» **Required task**:
Reproduce each line that includes the word "page".

» **Data**:
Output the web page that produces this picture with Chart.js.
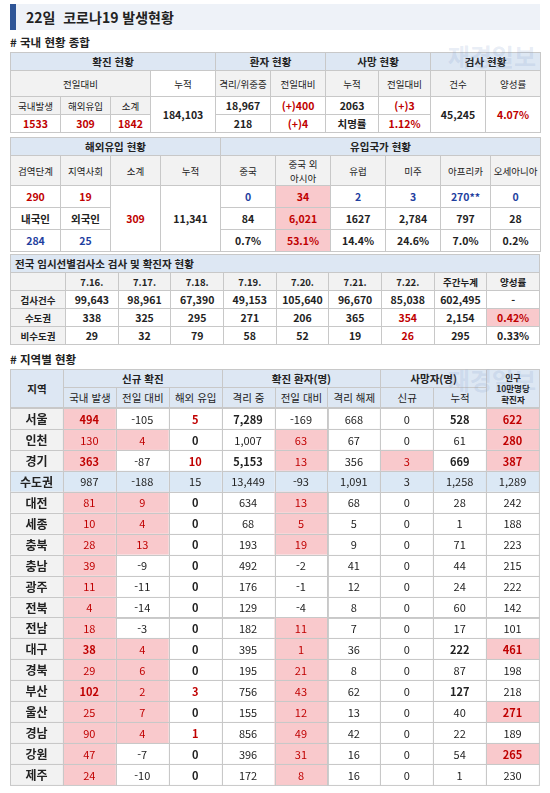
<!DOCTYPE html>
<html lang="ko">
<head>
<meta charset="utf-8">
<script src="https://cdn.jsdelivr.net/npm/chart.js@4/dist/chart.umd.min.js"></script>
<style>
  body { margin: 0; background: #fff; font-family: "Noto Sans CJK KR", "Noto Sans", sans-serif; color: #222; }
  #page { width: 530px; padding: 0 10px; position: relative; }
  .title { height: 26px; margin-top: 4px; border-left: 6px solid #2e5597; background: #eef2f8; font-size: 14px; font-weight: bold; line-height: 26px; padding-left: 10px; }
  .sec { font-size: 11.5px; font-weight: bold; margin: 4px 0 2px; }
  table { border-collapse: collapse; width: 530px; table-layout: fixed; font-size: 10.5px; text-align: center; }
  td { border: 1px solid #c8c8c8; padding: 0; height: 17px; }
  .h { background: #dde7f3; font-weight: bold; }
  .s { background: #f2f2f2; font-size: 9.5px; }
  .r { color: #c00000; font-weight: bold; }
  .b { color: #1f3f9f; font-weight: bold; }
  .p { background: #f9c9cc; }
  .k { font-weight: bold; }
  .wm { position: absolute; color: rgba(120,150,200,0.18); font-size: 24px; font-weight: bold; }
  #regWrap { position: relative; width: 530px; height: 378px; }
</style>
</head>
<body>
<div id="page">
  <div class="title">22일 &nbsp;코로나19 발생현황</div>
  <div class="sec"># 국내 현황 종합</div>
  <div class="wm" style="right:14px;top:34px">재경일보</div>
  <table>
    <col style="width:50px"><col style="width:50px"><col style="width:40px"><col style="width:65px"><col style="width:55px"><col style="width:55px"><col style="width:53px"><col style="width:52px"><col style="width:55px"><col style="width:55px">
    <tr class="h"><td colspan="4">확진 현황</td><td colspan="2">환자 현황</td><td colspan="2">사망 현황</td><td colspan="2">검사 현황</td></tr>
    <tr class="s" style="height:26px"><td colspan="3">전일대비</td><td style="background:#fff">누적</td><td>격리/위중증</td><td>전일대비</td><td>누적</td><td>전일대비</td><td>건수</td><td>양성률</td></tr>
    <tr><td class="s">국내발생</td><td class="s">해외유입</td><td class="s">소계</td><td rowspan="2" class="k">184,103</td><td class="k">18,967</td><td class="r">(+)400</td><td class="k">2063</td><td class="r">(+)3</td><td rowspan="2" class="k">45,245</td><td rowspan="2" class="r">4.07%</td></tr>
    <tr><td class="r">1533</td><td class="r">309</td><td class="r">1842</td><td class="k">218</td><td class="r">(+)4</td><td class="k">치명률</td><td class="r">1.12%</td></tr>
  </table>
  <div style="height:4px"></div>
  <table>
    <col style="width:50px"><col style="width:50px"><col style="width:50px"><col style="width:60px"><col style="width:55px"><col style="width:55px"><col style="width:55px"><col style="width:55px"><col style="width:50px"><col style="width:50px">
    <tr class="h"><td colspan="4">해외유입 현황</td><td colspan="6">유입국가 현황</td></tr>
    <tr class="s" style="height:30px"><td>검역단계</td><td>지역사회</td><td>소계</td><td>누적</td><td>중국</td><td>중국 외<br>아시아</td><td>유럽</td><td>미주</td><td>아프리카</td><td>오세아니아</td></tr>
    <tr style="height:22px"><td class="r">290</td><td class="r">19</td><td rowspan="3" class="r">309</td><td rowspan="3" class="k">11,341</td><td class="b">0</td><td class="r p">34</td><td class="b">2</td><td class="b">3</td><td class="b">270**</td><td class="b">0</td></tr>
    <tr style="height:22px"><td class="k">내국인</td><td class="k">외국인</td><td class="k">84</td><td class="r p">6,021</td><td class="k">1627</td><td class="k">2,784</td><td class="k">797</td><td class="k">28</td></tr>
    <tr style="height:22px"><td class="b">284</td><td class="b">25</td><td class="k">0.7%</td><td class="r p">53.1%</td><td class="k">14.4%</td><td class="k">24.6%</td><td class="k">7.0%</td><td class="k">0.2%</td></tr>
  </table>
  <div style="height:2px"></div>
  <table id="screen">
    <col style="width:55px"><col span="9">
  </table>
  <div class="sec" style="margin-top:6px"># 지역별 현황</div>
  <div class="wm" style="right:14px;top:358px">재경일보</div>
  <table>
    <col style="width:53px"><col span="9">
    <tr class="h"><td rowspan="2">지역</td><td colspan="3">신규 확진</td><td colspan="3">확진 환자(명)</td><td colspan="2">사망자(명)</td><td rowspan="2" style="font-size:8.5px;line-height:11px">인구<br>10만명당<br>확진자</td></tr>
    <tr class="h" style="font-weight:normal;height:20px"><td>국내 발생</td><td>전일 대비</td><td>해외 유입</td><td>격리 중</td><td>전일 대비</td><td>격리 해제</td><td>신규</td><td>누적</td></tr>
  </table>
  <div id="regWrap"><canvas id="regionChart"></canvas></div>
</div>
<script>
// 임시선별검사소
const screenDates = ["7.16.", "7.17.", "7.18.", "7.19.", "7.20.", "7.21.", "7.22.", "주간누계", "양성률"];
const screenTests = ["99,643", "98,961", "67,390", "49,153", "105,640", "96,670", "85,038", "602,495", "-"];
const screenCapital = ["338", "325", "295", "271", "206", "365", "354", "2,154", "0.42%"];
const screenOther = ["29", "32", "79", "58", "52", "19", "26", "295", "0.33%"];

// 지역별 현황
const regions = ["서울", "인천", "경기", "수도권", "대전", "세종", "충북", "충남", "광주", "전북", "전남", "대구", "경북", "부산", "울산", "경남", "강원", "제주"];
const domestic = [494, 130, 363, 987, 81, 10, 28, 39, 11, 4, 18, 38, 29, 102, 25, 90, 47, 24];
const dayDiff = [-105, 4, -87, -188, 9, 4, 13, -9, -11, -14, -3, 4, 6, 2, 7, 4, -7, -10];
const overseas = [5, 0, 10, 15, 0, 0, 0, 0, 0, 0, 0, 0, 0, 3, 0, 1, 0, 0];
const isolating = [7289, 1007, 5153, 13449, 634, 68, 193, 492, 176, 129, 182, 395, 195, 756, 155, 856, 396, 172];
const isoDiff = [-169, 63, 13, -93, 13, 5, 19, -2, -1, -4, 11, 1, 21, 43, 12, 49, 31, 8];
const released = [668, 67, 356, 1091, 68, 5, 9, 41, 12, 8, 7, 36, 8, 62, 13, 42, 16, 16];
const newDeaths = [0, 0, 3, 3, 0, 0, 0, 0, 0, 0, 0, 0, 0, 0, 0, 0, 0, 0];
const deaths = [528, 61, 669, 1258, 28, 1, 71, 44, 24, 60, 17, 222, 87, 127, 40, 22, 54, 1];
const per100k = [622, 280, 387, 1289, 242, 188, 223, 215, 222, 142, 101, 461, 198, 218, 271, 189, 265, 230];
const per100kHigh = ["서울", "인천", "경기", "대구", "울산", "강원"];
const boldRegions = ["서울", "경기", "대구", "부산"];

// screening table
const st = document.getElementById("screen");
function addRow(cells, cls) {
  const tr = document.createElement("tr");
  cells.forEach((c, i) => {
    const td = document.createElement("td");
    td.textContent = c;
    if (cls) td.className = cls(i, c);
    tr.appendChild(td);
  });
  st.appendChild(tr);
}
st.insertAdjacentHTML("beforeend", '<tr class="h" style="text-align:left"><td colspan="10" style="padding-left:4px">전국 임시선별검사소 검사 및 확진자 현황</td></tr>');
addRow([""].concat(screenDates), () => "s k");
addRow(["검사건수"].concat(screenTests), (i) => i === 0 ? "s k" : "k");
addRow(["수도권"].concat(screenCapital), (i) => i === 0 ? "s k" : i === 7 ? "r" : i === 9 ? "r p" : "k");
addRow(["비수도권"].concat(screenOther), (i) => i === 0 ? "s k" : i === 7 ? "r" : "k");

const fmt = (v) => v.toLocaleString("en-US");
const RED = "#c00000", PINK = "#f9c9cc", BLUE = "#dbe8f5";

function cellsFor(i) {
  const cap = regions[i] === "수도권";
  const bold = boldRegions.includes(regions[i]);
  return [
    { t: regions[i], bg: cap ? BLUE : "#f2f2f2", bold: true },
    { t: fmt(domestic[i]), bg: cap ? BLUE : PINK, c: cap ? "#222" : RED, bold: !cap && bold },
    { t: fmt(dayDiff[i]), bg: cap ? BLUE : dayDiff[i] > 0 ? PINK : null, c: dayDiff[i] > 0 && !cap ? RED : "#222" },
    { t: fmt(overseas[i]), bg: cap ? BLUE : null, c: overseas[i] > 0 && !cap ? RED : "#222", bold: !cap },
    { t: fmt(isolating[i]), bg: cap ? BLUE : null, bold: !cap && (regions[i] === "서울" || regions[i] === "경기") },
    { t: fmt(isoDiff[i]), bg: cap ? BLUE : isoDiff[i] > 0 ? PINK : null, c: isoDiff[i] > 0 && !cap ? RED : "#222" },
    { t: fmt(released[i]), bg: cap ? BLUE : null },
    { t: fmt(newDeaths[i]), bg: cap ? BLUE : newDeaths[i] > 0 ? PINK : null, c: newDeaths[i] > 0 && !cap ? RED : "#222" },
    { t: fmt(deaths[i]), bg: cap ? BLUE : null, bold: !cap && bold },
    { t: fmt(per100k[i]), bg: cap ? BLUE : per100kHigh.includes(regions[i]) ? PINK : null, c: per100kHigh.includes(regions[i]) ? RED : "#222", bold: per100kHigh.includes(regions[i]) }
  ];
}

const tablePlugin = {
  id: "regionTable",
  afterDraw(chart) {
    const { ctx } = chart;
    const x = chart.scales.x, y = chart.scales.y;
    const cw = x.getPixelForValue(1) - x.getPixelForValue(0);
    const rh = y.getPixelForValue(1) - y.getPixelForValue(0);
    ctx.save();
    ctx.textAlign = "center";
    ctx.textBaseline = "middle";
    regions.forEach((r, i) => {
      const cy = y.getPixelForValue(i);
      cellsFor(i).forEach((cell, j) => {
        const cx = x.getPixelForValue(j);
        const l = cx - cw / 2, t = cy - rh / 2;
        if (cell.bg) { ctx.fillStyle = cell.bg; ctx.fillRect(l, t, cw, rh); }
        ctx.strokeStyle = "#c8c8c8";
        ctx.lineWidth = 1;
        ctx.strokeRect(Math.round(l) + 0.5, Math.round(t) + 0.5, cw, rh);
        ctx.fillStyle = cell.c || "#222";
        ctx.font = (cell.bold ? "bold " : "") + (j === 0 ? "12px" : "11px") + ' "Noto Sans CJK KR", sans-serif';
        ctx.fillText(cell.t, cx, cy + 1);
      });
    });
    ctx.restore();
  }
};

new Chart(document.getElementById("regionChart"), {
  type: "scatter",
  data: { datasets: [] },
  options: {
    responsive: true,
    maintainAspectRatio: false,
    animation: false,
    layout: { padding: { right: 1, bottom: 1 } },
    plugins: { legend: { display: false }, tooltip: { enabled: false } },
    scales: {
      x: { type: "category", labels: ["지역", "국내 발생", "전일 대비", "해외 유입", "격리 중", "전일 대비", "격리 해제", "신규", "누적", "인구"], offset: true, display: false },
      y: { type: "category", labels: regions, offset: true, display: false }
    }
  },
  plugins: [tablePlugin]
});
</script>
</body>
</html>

» **Answer for the task**:
Output the web page that produces this picture with Chart.js.
  #page { width: 530px; padding: 0 10px; position: relative; }
<div id="page">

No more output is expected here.